Northern Copperhead Snake

What does the northern copperhead snake look like?

The average length of the northern copperhead snake in Montgomery County is about 30” inches. On rare occasions one may be found up to 53” inches. This species has a thick body. The head of this species is a tannish coppery color with no markings. The body can have a reddish-brown or coppery color with chestnut brown cross bands that get narrower at the center of the back. The copperhead has a pit organ on each side of their head between the nostril and the eye. The function of this pit organ is to detect the different temperatures in the surrounding environment and to detect prey. Males have a longer tail and are shorter in length than females. Many people confuse the northern water snake with the northern copperhead snake.

As you can see in the photos above the juvenile looks a lot like the adult except they are a little grayish and the last inch or so of the tail is a bright greenish or yellowish color which fades away as they grow. Juveniles are about 10” inches long when they are born.

Where is the northern copperhead snake found in Montgomery County?

The northern copperhead snake is found in the crawlspaces and backyards of Bethesda, Potomac, Gaithersburg, Silver Spring, Kensington, Damascus, Germantown, and Chevy Chase. They are generally nocturnal and are often seen by Montgomery County residents at night or as the sun is setting and as it starts to rise. This species is rarely found in homes however snake control companies have removed a few from basements in summer of 2015’. This snake is often removed from yards that have ponds, stacked rock walls and rocks in the landscaping or flowerbeds. New born babies and juveniles are sometimes found under loose mulch or large pieces of mulch. Forested areas with rocky outcrops, hillsides, and wetlands are the northern copperhead snakes preferred territories.

What animals pray of the northern copperhead snake?

Birds of prey, raccoons, opossums, fox and coyotes will feed on the northern copperhead snake.

Is the northern copperhead snake venomous?

Yes!!! The northern copperhead snake is venomous. Even new born baby copperheads have fangs that are able to inject venom. Though their venom is mild and rarely kills a person, you should seek medical attention at the nearest hospital if you are bitten. Most people that have died from a northern copperhead bite are young children or elderly people or people that have breathing problems. This snake does not want to bite people but will bite if it feels threatened. If you are not a snake expert then you should not attempt to pick up or remove this snake.
Montgomery County exterminators report receiving calls from residents saying the copperhead in their yard was mixed with a rattlesnake! However the timber rattlesnake and copperhead cannot reproduce offspring. The northern copperhead will vibrate its tail in stones or leaves or vegetation to make it sound like a rattle even though it does not have a rattle.

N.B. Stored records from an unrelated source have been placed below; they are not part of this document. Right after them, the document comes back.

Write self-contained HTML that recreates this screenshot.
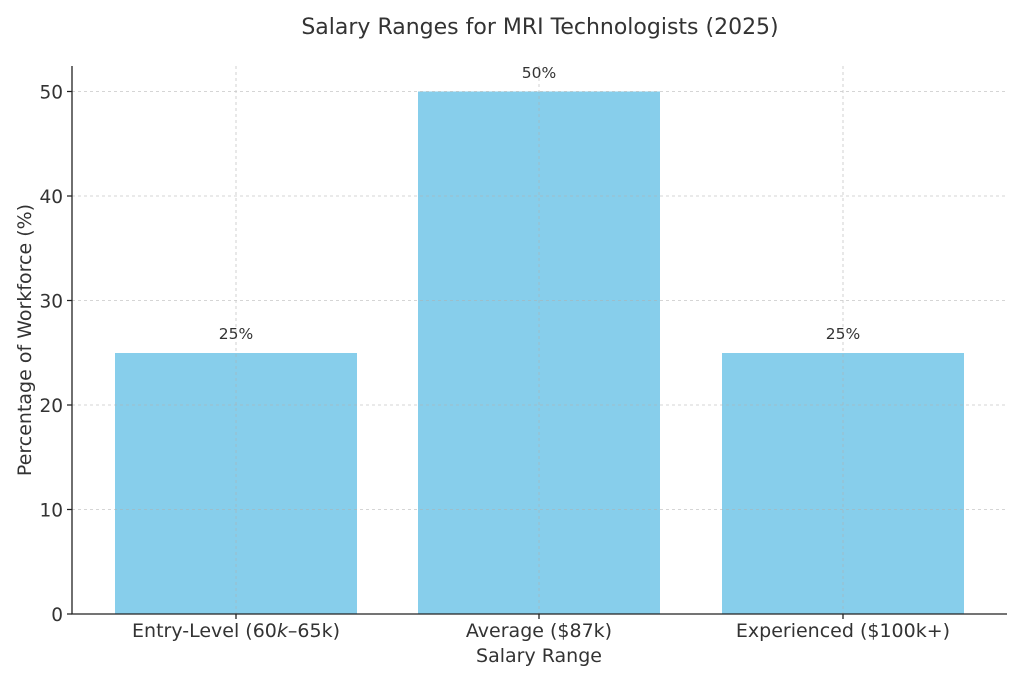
<!DOCTYPE html>
<html><head><style>body{margin:0;background:#fff}svg{display:block}text{font-family:"DejaVu Sans","Liberation Sans",sans-serif;fill:#333}</style></head>
<body>
<svg width="1024" height="683" viewBox="0 0 1024 683" xmlns="http://www.w3.org/2000/svg">
<rect width="1024" height="683" fill="#fff"/>
<text x="540" y="34" font-size="22" text-anchor="middle">Salary Ranges for MRI Technologists (2025)</text>
<g fill="#87ceeb">
<rect x="115" y="353" width="242" height="261"/>
<rect x="418" y="91.5" width="242" height="522.5"/>
<rect x="722" y="353" width="242" height="261"/>
</g>
<g stroke="#b0b0b0" stroke-width="0.8" stroke-dasharray="3,3" opacity="0.7">
<line x1="72" x2="1007" y1="509.5" y2="509.5"/>
<line x1="72" x2="1007" y1="405" y2="405"/>
<line x1="72" x2="1007" y1="300.5" y2="300.5"/>
<line x1="72" x2="1007" y1="196" y2="196"/>
<line x1="72" x2="1007" y1="91.5" y2="91.5"/>
<line x1="236" x2="236" y1="66" y2="614"/>
<line x1="539" x2="539" y1="66" y2="614"/>
<line x1="843" x2="843" y1="66" y2="614"/>
</g>
<g stroke="#222" stroke-width="1.3" fill="none">
<path d="M72 66 V614 H1007"/>
<path d="M67 614H72M67 509.5H72M67 405H72M67 300.5H72M67 196H72M67 91.5H72"/>
<path d="M236 614V619M539 614V619M843 614V619"/>
</g>
<g font-size="18.5" text-anchor="end">
<text x="63" y="621">0</text><text x="63" y="516.5">10</text><text x="63" y="412">20</text>
<text x="63" y="307.5">30</text><text x="63" y="203">40</text><text x="63" y="98.5">50</text>
</g>
<g font-size="19" text-anchor="middle">
<text x="236" y="637">Entry-Level (60<tspan font-style="italic">k</tspan>–65k)</text>
<text x="539" y="637">Average ($87k)</text>
<text x="843" y="637">Experienced ($100k+)</text>
<text x="539" y="662">Salary Range</text>
<text transform="translate(31,340) rotate(-90)">Percentage of Workforce (%)</text>
</g>
<g font-size="15.5" text-anchor="middle">
<text x="236" y="339">25%</text><text x="539" y="78">50%</text><text x="843" y="339">25%</text>
</g>
</svg>
</body></html>
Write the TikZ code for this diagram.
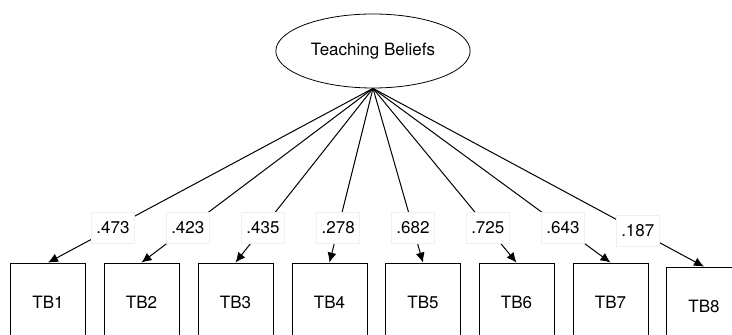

What does the northern copperhead snake eat?

Adult northern copperhead snakes feed on mice, small birds, lizards, small, snakes, insects like cicadas, and frogs. This species of snake has two large fangs at the top of their mouth which are used to inject venom into their prey. Copperhead snakes have a hemolytic venom that causes the red blood cells to breakdown. After the venom is injected the copperhead will let the prey go. Once the prey is overcome by the venom the copperhead will track it down and swallow it whole. If the prey is small then the copperhead will hold it in their mouth until its dead. Juvenile northern copperhead snakes feed on insects such as caterpillars. The tip of their tail is greenish-yellowish and is used to attract or lure prey.

What are the habits of the northern copperhead snake?

In the wild northern copperhead snakes can live up to 18 years. Usually when one copperhead is found there is more in the area. They will migrate in the spring to their summer territories where they will feed. In the fall they leave the summer territory and repeat the path back to their den site. The time during the spring migration to the summer territory and the time during the fall migration to the hibernation den is mating season. Males become very aggressive during the spring and fall mating seasons. During that time males will wrestle, hook their necks together, intertwine their bodies and overpower each other in front of females to compete for mating rites.

What are the hibernation habits of the northern copperhead snake?

The northern copperhead snake hibernates from October to March or April. They are a very social snake and will hibernate with other copperheads, timber rattlesnakes, northern water snakes and black rat snakes in a communal den. Year after year the copperhead will return to the same den site.

What are the reproduction habits of the northern copperhead snake?

The northern copperhead reaches sexual maturity when they are four years old. At that age they are around 24” inches long. Mating occurs during the spring and fall. Males will use their tongue to detect any pheromones in the air that may be from females. After the male finds a female the courtship begins and he will rub his chin on the ground and move his head around oddly. If other males are in pursuit of the same female then the males will wrestle and intertwine their bodies until one submits. The winner gets to mate with the female. After mating males will emit an unattractive pheromone in the female to ensure no other males will try to mate with her that season.

Some females will mate in the spring as they emerge from hibernation but some will mate in the fall just before hibernation starts. Females that mate in the fall will store the sperm until they emerge from hibernation in the spring. Females give live birth to between two and ten babies in July or August.